A major retrospective exhibition of the work of the distinguished Irish painter Louis le Brocquy opens to the public at the Irish Museum of Modern Art on Wednesday 16 October. Louis le Brocquy: Paintings 1939-1996, the first retrospective showing of his work in Ireland since 1966, comprises more than 90 paintings, including early works, group portraits, head studies, the procession series and human presences. The exhibition will be officially opened by the President of Ireland, Mary Robinson, at 6pm on Tuesday 15 October 1996.
Louis le Brocquy: Paintings 1939-96 provides the first opportunity in 30 years to see an exhibition of le Brocquy’s work on this scale in Dublin and, for those more familiar with the work of the last few decades, to see the foundation paintings of the ‘40s and ‘50s. Bringing together an unprecedented number of early paintings, it explores the clear and rigorous critical path along which le Brocquy’s work has developed over the past 50 years from his early links with artists like Mainie Jellett and Evie Hone, who first created and sustained an argument of modernism in Ireland to the later influences of post-war French art. It also demonstrates how this European tradition of painting and the human presence, with its echoes of Celtic and pre-modern influences, became and remain crucial to his practice. The latter has been most tellingly realised in his famous head portraits of writers from Shakespeare through Yeats, Joyce and Beckett to Seamus Heaney, the genesis of which can be seen in his earlier paintings where the figures, although grouped together, appear strangely isolated. This engagement with a contemporary European tradition within older strands of cultural continuity is crucial to an understanding of le Brocquy’s achievement in art.
Louis le Brocquy was born in Dublin in 1916. A self-taught artist, he left the family business in 1938 to become a painter studying on his own at the National Gallery in London, the Louvre in Paris, and in Venice and Geneva (then exhibiting the Prado’s collection). In 1947 he moved to London and began a long and successful association with the Gimpel Fils Gallery. He exhibited at Gimpel Fils that year, the first of some 50 international one-person exhibitions. In 1956 he won a major international prize at the Venice Biennale. Two years later he married the painter Anne Madden and has since lived and worked in France and Ireland.

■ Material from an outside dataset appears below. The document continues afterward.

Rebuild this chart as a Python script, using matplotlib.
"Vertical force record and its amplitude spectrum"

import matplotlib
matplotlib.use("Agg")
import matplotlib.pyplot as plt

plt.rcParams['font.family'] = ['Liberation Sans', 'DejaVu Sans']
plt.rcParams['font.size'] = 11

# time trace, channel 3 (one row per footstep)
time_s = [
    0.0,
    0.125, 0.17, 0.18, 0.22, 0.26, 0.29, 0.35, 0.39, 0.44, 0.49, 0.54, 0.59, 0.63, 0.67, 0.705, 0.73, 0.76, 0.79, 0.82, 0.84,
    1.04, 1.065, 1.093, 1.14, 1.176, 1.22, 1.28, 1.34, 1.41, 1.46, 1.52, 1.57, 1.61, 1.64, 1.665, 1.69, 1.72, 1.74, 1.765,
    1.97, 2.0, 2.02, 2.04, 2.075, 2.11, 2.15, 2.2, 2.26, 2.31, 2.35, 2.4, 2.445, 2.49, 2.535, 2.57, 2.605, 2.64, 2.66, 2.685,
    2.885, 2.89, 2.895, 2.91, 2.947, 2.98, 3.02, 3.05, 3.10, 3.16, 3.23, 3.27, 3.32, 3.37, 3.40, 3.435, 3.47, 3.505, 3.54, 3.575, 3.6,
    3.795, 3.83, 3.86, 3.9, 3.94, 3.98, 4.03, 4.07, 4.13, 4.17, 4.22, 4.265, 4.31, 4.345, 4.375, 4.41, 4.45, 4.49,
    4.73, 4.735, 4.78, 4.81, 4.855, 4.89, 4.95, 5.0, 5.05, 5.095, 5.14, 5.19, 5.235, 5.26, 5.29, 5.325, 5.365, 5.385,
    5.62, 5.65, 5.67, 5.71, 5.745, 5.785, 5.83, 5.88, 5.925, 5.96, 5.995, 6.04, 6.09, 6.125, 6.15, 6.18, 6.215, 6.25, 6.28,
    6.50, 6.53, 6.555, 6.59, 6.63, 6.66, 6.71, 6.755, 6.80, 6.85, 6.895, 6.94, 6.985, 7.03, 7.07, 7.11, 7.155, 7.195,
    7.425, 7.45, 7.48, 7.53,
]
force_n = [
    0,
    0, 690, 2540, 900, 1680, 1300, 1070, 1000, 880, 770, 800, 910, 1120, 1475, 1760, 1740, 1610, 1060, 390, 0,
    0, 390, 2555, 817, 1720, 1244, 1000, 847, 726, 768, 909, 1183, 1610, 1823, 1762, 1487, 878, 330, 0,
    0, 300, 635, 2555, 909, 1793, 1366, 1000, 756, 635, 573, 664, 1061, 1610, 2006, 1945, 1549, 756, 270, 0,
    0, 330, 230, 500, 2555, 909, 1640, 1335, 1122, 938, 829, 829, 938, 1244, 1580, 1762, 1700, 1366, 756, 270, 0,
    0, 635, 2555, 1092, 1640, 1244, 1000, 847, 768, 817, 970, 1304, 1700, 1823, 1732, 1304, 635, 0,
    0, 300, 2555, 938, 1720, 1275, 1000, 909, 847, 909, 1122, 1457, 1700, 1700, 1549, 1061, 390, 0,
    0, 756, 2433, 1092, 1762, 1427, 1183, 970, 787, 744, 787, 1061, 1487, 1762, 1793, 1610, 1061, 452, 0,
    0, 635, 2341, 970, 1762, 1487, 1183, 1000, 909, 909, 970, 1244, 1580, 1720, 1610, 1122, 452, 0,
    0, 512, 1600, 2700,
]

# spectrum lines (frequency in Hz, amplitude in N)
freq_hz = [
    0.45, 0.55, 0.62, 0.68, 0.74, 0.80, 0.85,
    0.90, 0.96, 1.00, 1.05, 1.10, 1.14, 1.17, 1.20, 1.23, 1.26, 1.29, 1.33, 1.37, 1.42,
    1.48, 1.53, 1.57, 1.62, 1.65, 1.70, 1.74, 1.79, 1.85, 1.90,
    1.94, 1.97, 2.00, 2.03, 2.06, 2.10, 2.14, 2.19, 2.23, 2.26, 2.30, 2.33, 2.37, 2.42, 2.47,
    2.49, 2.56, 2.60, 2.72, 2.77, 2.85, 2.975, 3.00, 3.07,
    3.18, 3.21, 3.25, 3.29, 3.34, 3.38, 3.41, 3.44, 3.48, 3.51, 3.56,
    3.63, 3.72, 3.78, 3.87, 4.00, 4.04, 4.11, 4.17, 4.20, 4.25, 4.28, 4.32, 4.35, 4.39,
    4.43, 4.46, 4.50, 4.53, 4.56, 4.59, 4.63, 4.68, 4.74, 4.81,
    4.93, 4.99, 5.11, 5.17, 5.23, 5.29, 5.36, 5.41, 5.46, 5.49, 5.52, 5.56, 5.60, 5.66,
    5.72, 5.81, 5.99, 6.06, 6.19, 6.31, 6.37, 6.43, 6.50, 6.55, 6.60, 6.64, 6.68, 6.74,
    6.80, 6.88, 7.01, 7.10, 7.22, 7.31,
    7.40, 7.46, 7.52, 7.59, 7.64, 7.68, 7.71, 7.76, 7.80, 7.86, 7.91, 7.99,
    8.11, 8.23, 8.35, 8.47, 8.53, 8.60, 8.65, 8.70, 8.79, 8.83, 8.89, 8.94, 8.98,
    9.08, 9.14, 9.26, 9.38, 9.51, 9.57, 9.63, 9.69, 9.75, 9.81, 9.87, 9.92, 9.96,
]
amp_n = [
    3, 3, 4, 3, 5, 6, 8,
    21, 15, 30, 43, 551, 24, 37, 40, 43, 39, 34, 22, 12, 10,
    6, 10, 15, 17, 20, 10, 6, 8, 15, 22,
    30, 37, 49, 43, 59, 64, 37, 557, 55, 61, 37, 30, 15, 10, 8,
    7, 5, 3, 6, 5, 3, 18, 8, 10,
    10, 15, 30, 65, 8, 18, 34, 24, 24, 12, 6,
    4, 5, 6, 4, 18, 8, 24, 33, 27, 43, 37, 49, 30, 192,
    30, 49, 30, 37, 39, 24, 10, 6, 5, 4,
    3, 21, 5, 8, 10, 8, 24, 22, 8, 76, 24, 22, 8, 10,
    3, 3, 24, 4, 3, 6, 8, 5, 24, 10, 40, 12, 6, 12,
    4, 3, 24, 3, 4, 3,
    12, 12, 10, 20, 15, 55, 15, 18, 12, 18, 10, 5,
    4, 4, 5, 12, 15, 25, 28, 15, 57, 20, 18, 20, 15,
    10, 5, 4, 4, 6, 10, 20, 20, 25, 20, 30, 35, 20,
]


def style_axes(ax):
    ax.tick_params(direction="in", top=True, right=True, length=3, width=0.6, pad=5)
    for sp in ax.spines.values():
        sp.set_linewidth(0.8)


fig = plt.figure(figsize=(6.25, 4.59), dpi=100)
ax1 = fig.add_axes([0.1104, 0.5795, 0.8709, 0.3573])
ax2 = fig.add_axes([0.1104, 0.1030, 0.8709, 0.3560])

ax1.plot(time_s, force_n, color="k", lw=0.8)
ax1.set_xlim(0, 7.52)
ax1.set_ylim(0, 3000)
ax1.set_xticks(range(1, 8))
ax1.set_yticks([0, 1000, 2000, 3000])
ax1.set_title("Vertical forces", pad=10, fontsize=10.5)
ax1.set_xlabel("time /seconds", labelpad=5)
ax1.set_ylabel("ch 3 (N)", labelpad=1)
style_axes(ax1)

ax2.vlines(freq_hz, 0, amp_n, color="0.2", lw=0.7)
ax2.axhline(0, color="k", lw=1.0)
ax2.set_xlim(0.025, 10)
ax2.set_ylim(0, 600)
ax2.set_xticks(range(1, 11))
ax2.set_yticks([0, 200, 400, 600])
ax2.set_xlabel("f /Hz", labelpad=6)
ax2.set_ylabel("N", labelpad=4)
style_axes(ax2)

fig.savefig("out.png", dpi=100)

The exhibition continues the series of retrospectives of Irish artists such as Mainie Jellett and Patrick Swift which IMMA has presented since 1991. These have been presented in the context of other retrospectives by key figures in 20th-century art like Max Ernst, Alberto Giacometti and Richard Hamilton and form an important part of IMMA’s programme.
A fully-illustrated catalogue, with a substantial essay, interweaving the artists life and work, by Alistair Smith, Director of the Whitworth Art Gallery, Manchester, is being published to coincide with the show.
Louis le Brocquy: Paintings 1939-96 continues until 16 February 1997.